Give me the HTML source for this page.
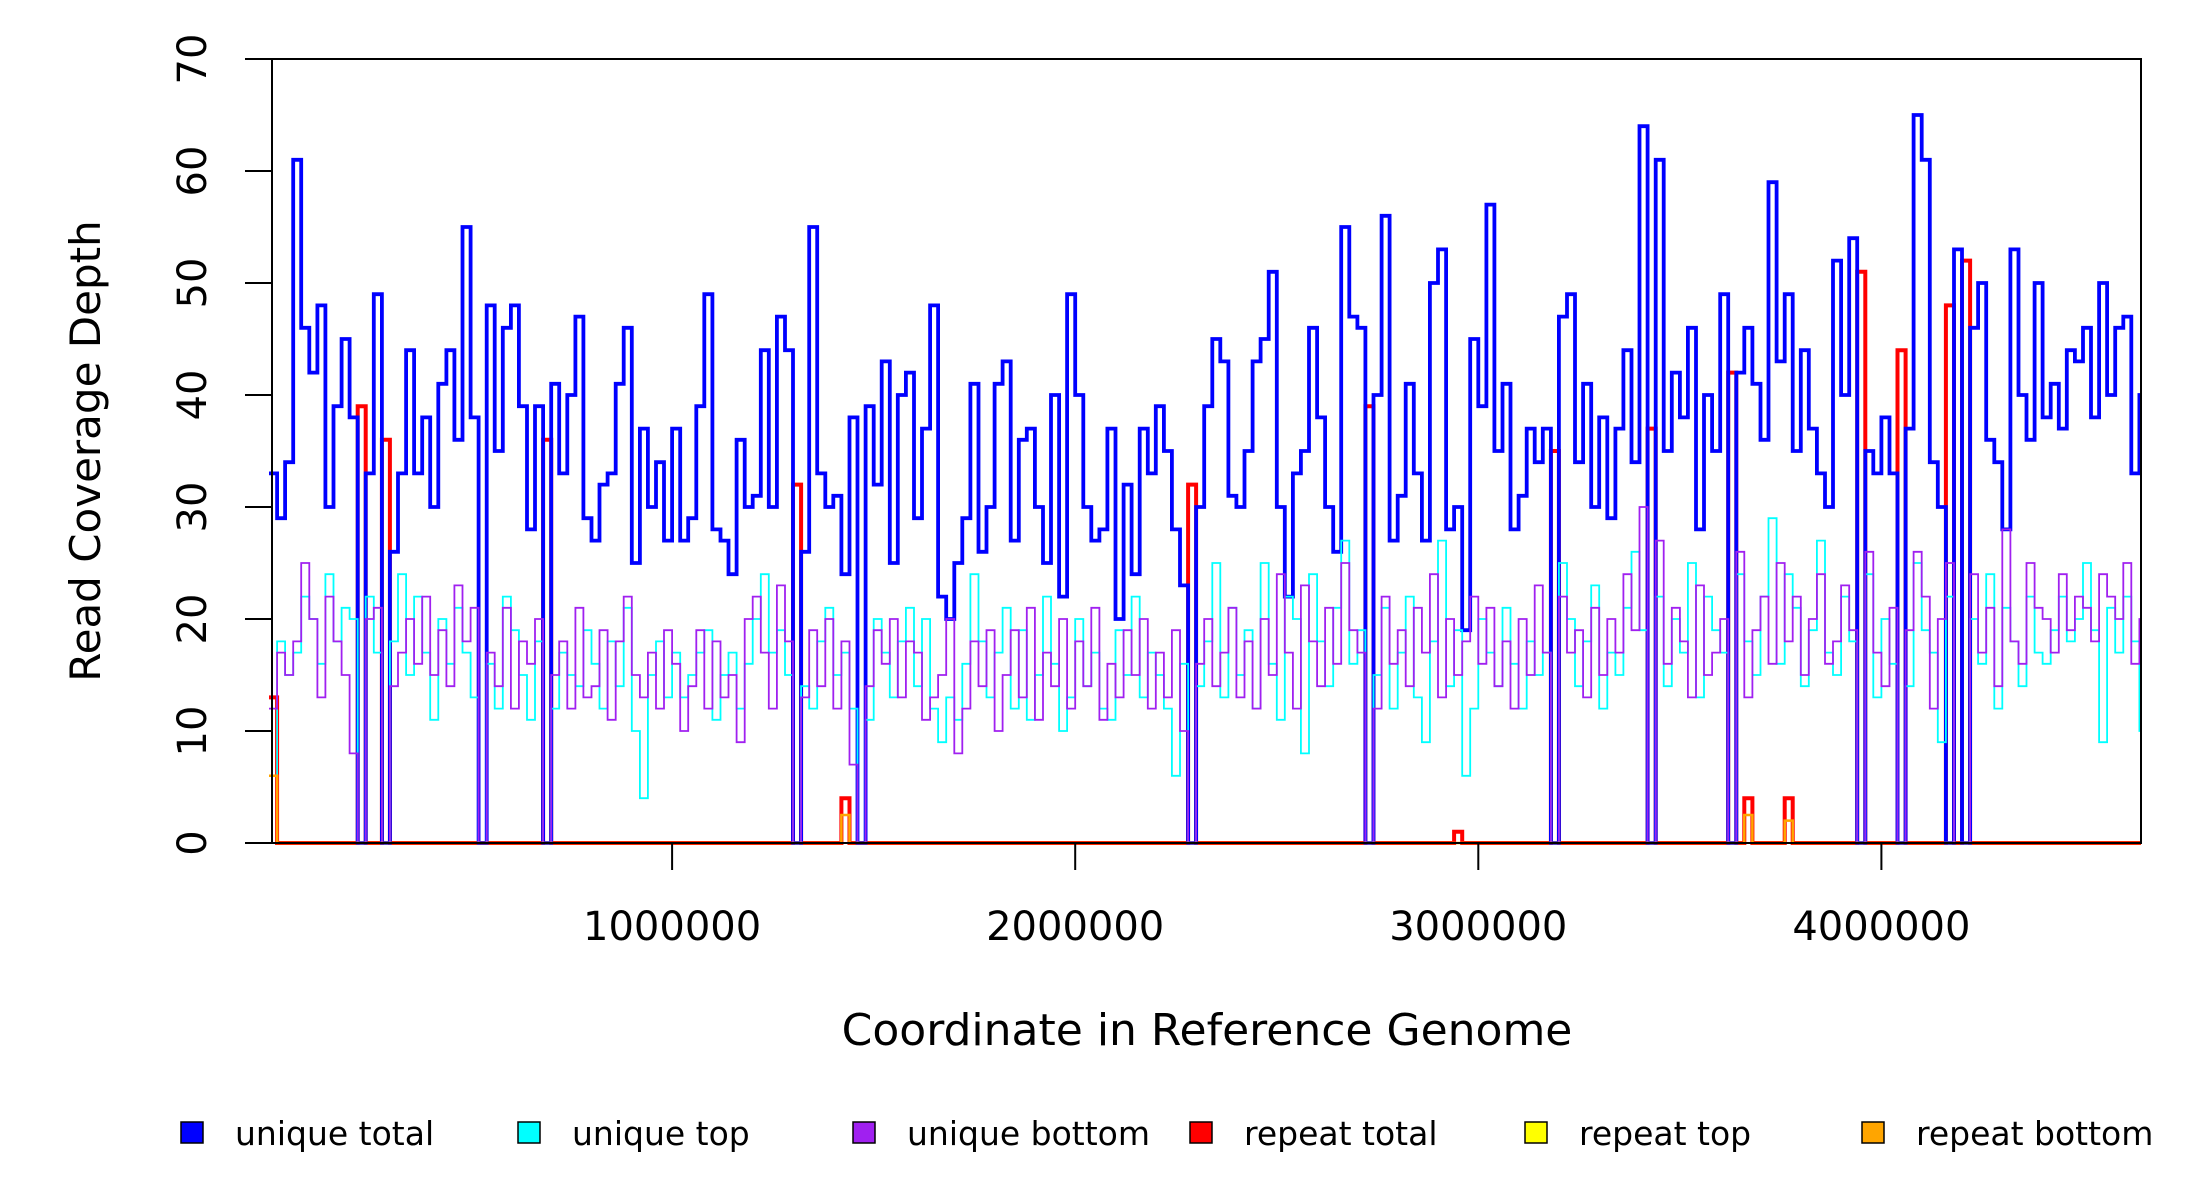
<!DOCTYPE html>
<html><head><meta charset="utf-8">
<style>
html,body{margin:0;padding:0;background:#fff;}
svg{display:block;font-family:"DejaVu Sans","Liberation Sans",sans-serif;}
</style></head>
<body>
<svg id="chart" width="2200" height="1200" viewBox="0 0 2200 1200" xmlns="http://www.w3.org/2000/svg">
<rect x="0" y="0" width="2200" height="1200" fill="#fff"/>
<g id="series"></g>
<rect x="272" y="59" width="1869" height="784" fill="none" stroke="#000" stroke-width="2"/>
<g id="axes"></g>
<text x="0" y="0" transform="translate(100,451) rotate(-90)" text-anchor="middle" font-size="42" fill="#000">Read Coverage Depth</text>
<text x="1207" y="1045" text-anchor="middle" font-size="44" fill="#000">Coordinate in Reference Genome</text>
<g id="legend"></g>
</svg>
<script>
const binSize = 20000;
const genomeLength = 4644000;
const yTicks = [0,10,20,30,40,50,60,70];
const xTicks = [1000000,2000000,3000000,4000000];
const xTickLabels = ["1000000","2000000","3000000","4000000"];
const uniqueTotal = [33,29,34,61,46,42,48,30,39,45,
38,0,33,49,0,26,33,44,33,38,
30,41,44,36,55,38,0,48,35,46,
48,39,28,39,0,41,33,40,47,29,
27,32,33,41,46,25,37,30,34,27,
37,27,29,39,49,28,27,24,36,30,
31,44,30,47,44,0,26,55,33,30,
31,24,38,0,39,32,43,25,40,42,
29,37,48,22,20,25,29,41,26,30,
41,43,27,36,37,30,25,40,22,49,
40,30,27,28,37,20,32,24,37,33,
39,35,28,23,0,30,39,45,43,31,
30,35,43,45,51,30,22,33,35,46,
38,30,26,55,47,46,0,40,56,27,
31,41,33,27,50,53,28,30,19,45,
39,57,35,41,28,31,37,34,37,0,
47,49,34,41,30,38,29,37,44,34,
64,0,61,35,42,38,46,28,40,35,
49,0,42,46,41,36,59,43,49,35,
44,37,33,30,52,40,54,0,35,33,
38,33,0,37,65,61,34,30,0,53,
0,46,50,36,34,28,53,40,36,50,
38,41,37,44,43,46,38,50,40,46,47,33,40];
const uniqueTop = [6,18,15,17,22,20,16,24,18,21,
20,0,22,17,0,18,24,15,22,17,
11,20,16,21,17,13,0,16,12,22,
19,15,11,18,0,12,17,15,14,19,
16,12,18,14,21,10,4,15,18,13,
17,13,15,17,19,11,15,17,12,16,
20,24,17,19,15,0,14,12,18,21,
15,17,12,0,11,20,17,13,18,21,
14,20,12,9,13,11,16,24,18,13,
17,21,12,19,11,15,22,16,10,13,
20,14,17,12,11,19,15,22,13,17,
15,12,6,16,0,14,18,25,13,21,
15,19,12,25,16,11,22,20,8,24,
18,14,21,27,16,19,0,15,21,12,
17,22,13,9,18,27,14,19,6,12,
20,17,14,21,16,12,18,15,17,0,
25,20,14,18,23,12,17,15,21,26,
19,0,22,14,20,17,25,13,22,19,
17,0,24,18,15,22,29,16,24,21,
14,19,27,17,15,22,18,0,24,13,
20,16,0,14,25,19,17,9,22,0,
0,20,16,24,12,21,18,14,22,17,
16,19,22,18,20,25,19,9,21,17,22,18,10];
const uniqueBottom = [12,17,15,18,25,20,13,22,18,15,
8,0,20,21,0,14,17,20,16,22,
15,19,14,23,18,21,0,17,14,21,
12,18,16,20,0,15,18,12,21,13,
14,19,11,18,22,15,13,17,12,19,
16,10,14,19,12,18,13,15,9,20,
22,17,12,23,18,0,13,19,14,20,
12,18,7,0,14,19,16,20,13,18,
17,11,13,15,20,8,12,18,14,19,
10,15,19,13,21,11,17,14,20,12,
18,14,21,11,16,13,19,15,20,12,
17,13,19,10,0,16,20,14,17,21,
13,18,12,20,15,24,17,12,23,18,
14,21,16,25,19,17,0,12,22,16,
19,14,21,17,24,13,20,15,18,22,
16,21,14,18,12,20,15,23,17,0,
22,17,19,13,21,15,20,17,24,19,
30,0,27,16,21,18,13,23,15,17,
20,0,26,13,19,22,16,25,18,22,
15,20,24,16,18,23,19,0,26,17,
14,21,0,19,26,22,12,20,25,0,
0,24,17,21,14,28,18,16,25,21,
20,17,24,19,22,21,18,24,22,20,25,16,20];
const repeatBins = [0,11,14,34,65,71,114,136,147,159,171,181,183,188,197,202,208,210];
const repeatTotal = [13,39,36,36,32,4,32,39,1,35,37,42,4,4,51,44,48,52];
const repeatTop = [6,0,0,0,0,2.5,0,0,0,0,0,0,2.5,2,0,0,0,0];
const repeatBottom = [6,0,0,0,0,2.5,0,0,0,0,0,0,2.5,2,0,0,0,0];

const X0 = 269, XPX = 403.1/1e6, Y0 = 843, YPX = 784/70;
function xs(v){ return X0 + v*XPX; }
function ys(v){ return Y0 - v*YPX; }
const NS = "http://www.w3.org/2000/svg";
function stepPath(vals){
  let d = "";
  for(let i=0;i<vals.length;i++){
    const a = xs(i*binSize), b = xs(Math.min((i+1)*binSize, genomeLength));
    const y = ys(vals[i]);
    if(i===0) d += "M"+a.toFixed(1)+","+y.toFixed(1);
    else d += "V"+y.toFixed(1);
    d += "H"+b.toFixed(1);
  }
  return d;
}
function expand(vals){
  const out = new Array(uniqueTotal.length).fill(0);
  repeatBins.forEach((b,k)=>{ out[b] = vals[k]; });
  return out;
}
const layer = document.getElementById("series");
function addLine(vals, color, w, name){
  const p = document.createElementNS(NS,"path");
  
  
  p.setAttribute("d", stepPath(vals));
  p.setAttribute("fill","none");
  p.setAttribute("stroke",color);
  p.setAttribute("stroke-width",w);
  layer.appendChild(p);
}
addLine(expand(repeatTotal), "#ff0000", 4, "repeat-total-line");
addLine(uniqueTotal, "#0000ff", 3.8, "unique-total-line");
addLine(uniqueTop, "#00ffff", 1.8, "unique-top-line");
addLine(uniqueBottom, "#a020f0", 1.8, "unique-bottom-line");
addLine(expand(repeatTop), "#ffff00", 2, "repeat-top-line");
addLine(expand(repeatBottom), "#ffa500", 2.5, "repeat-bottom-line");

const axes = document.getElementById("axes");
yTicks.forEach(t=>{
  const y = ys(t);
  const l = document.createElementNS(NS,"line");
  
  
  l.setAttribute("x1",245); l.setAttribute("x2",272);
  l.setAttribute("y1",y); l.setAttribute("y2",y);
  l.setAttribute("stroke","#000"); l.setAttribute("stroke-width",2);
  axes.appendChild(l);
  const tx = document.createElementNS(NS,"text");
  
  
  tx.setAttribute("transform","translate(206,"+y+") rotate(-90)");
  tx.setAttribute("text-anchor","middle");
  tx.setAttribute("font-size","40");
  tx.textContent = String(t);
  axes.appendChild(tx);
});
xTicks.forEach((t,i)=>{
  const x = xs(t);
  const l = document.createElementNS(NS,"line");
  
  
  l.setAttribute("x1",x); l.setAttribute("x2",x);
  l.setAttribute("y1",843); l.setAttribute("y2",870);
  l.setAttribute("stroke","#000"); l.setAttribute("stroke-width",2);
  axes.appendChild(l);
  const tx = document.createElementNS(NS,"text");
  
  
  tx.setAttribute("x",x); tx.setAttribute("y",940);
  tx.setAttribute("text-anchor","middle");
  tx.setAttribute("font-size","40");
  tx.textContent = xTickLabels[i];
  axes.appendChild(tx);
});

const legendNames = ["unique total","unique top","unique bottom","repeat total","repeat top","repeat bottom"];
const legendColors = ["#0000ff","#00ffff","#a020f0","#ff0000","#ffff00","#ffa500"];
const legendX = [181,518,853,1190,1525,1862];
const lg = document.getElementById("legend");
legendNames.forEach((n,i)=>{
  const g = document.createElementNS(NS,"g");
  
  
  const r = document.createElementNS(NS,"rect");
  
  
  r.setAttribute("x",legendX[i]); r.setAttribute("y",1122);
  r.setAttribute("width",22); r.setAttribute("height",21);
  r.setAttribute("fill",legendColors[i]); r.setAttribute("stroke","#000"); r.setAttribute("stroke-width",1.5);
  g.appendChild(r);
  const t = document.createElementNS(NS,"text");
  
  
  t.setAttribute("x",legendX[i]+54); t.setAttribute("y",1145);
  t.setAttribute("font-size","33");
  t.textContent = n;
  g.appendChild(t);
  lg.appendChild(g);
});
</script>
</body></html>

* * *

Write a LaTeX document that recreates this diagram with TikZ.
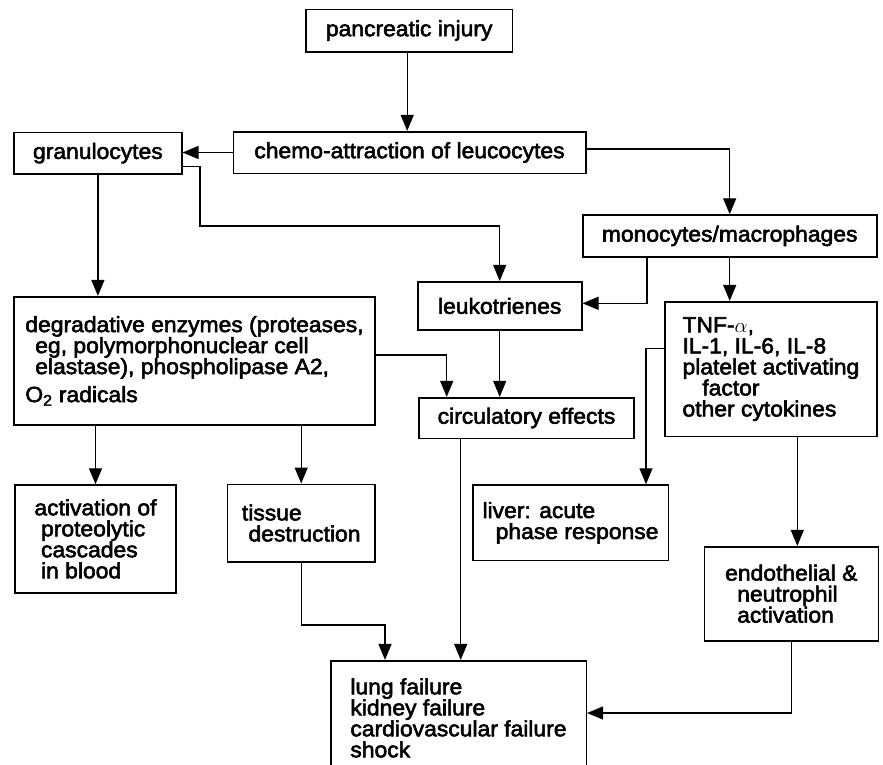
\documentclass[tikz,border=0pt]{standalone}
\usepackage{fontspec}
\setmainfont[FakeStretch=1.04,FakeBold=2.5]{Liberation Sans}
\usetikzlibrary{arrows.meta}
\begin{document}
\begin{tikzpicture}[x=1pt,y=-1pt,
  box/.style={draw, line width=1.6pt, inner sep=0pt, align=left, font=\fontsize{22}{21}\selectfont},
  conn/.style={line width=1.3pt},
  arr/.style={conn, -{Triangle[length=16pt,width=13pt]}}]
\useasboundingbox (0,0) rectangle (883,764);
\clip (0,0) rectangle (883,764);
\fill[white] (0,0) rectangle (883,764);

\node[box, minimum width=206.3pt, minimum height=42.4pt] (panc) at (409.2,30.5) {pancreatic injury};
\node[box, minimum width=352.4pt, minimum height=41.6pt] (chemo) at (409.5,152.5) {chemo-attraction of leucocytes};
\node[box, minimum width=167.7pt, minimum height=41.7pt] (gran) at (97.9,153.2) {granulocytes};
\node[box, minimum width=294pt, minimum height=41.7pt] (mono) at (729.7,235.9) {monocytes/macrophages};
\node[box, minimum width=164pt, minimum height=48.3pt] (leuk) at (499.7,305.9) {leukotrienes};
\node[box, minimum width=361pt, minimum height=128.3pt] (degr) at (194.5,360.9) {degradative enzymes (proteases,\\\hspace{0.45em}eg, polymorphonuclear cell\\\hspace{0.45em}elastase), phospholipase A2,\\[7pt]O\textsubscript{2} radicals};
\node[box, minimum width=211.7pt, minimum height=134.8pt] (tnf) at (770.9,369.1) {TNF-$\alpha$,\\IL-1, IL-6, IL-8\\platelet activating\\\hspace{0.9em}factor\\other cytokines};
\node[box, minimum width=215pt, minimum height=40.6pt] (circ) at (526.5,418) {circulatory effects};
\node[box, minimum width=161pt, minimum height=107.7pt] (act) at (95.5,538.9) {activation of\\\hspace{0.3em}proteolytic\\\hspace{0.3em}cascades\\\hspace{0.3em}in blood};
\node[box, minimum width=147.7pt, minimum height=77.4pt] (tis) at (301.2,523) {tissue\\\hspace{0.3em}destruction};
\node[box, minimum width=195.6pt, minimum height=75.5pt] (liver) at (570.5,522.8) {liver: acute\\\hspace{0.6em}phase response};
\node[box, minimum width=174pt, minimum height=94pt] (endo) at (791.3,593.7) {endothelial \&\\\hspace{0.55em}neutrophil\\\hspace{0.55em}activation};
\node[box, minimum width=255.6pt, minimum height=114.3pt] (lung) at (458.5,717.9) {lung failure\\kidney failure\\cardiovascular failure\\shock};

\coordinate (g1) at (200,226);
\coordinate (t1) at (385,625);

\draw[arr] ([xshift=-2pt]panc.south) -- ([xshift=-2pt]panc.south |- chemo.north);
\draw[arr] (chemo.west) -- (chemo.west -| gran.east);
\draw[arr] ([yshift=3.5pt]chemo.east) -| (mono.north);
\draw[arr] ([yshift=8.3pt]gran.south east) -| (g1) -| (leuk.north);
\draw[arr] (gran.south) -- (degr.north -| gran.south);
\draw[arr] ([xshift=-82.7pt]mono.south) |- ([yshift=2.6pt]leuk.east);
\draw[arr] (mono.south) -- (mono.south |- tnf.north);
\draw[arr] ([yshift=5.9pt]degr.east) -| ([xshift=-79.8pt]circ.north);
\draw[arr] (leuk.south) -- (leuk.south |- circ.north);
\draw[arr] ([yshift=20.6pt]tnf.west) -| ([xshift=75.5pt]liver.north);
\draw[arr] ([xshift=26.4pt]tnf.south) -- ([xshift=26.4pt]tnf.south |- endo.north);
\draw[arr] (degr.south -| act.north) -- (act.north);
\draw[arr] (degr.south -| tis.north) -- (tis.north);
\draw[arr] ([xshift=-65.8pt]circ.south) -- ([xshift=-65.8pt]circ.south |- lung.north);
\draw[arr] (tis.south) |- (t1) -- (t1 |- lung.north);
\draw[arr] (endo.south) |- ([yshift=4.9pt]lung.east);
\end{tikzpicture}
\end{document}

...

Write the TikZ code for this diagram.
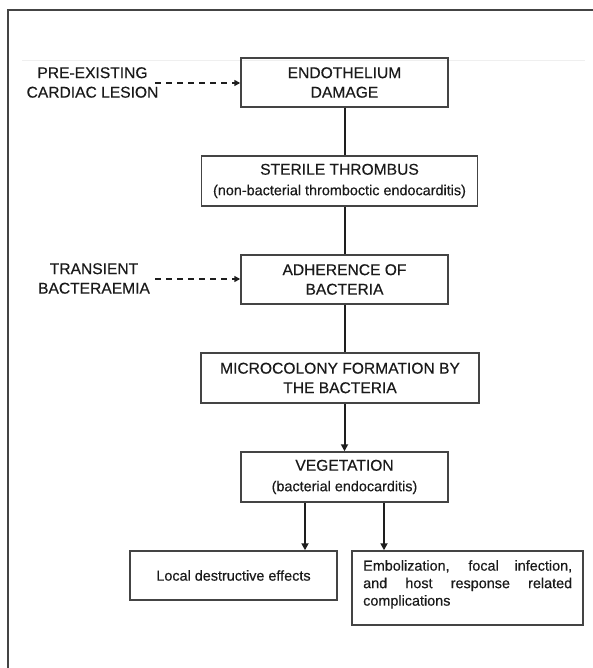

Task description: Among the lines of the material, find those that hold the word "this" and copy them.

Written solution:
Give me the HTML source for this page.
Write a LaTeX document that recreates this diagram with TikZ.
Write the TikZ code for this diagram.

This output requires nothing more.